Billy Stewart, a juvenile probation officer at Dorchester District Courthouse, says that girls join gangs for many of the same reasons boys do -- "the camaraderie, the prestige, and ample access to drugs and cash." Squeaky agrees with that last point: "If you drive around Dorchester, the people with the phat cars, phat clothes, and wads of cash are all gang-bangers," she explains. "It's the easiest way to get what you want."

But there are deeper motivations. A closer look at some gang girls' family histories uncovers serious troubles. According to the US Department of Justice, most contemporary female gangs are located in poor inner-city communities, and most girls who join them have family members who were or are gang members themselves. Many come from homes plagued by drugs, abuse, and violence, and many have only one parent involved in their lives.

"They take that type of upbringing to the street," explains Stewart. "They find girls like themselves and collectively take out their frustrations on rival groups of girls, strangers, or anyone they think poses a threat.

"Economic background is not the only common denominator, though," he says. "Like the guys, girls join for a sense of family they don't have in their real lives."
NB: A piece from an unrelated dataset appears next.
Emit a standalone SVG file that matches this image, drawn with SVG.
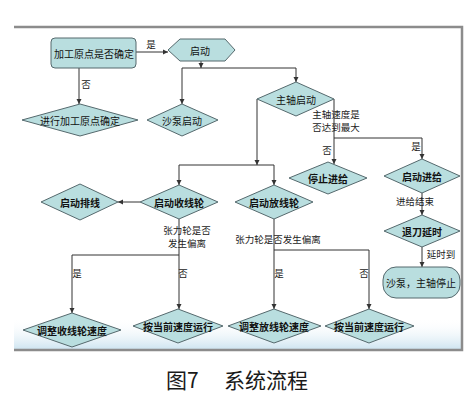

Sixteen-year-old "Tanya," for example, has been second in command of the FC Posse, a female gang in Dorchester, for the past two years. During that time she has been in and out of the court system three times. Her offenses have been minor -- trespassing, disturbing the peace, and shoplifting -- but she knows it's not likely to stop there.

"I met my father once, right before he went to jail, when he came to the house to get money from my mother," says Tanya, kicking the tip of her red-and-white Adidas sneaker into the base of a fire hydrant at the side entrance of Town Field, in Field's Corner. "My mother sells weed and sometimes she lets me run for her so I can make some cash." She says her gang, which street workers say is all but unknown outside the small Dorchester neighborhood, is 15 members strong and spends most of its time protecting its name and reputation against rival female gangs.
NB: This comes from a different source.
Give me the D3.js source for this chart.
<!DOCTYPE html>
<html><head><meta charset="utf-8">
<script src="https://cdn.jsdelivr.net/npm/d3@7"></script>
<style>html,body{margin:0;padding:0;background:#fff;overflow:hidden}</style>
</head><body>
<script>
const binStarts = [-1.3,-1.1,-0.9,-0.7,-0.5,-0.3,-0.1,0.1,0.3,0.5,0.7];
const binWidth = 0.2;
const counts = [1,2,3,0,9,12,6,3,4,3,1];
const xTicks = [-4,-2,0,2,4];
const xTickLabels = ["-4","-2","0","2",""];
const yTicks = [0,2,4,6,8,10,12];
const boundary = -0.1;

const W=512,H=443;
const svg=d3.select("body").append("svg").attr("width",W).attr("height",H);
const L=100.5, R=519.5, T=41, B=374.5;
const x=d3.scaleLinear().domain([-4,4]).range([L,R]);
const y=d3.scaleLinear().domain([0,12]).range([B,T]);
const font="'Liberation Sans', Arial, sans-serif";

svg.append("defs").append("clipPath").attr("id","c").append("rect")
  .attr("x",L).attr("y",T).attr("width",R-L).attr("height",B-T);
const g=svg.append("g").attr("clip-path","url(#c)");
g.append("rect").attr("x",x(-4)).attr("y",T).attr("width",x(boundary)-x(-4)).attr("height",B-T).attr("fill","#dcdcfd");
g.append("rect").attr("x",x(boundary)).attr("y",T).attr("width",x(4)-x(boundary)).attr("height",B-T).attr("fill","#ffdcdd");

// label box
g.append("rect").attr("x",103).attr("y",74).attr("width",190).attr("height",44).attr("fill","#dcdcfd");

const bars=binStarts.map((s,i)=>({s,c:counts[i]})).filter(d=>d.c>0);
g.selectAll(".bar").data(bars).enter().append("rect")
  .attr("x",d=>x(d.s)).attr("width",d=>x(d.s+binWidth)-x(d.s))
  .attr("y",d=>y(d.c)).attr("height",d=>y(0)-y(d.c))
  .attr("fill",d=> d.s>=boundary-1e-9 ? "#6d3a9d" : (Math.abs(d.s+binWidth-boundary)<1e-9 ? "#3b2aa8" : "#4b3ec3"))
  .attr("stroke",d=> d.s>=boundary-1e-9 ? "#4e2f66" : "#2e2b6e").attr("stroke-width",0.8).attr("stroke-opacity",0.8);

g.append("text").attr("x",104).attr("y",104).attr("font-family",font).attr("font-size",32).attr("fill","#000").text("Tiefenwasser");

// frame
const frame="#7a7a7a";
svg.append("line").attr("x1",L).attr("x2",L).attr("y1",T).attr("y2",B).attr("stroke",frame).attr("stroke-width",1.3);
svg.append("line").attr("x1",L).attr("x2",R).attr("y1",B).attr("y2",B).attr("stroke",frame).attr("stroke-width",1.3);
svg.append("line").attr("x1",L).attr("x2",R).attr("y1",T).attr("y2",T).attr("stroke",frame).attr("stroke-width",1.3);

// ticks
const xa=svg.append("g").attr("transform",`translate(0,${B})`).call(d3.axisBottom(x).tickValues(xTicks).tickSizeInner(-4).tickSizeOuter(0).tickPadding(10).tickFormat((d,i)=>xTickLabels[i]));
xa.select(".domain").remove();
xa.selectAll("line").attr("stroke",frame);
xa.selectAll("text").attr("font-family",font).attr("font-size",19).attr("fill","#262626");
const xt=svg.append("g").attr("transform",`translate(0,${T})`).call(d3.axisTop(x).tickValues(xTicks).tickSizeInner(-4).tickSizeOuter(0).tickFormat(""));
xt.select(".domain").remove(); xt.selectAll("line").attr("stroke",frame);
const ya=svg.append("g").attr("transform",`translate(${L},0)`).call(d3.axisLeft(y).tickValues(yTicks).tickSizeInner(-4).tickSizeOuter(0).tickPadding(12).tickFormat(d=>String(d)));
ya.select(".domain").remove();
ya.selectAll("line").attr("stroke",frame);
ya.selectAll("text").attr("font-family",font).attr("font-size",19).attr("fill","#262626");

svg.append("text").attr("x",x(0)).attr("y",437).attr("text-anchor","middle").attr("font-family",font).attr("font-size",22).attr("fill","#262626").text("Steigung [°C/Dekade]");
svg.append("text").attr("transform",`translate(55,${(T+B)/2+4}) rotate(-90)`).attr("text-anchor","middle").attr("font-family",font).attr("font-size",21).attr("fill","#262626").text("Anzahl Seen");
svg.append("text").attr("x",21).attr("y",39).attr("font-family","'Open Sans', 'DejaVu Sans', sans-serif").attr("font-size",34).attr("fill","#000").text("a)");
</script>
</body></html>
Protection also seemed to be the main concern of four teens hanging out outside the Payless shoe store in Uphams Corner on a recent afternoon.

Each wore a large silver hoop earring in her left ear -- the only visual evidence linking the group. The oldest was 14, a tall Latina girl with long, curly black hair and black nail polish. She calls herself "Kiss," which, in gang parlance, means slashing someone with a straight-edge razor -- something Kiss claims she's done many times.

After a few questions, though, a less threatening picture emerges. During the past school year, Kiss and her friends have become targets of larger groups of girls in their neighborhood. Mainly in the hope of intimidating these girls, they began calling themselves a gang.

"We don't got a name yet, but we don't need a name to fuck you up," Kiss says, but her words are sheer bravado. She glances around at her friends for support, seemingly uneasy in her role as leader. "We got our boys, we got weapons, and we got cash. We don't need a name."

No, they don't need a name, agrees Mike Hennessy. "They need guidance, someone to listen to them, and someone to explain to them that gang life is something that, once they get involved, can only destroy their lives."

There's a price just to getting involved -- initiation rituals involving beatings, stealing sprees, muggings, or mental tests administered by members of male gangs associated with the female group. "Sexing in" -- forcing potential gang members to have sex with male gang members -- is sometimes part of the initiation as well.

And leaving the gang life can be equally perilous. A few weeks ago, the Youth Violence Strike Force was called to Downtown Crossing. When they arrived, a group of Asian girls, known as the Oriental Street Girls (OSG) -- an offshoot of the Oriental Street Boys (OSB) -- were "beating out" several members who had requested permission to quit.

"It's not uncommon for female gangs to carry out rituals established by male gangs," explains Gary French. "Beating out, or taking turns beating up each girl who wants out, is one of the ways gangs cast out disloyal members. But we've heard of cases in the past where members have had to kill those who wanted out. We've even heard of members being ordered to kill a family member in order to get out of a gang."

But eventually, most female gang members do get out before they fall headlong into a life of criminal behavior.

"There is a tendency for girls to grow up and grow out of it," says Billy Stewart, who has 20 years' experience in the juvenile system in Dorchester. "They are drawn to the power, the drugs, and the cash that male gangs have but learn much more quickly than the guys that the hassle of obtaining and maintaining that financial and social power isn't worth it."

Some aren't so smart or lucky, though, especially those girls who were drawn into gang life through sexual relationships and became pregnant as a result. Every day, streams of young women, babies in their arms, enter the Nashua Street prison to visit men imprisoned for gang-related crimes. They leave their bandannas in the car and cover their tattoos before they enter the jail, but these young mothers suffer the daily consequences of the gang life they chose, even if only for a brief part of their lives. Their children's fathers are behind bars and can't provide for them. Their fellow gang members -- the only friends or "family" many of them know -- may turn their backs on them, impatient that they've been tied down by maternal responsibilities. And they lack the skills or education that might catapult them out of this dismal existence.

"These are the girls the little ones need to look at," says Hennessy. "These are the girls we talk about when we go into schools and address groups of wide-eyed preteens who have no idea what they are getting themselves into when they don the colors and adopt the codes that dictate the gang lifestyle."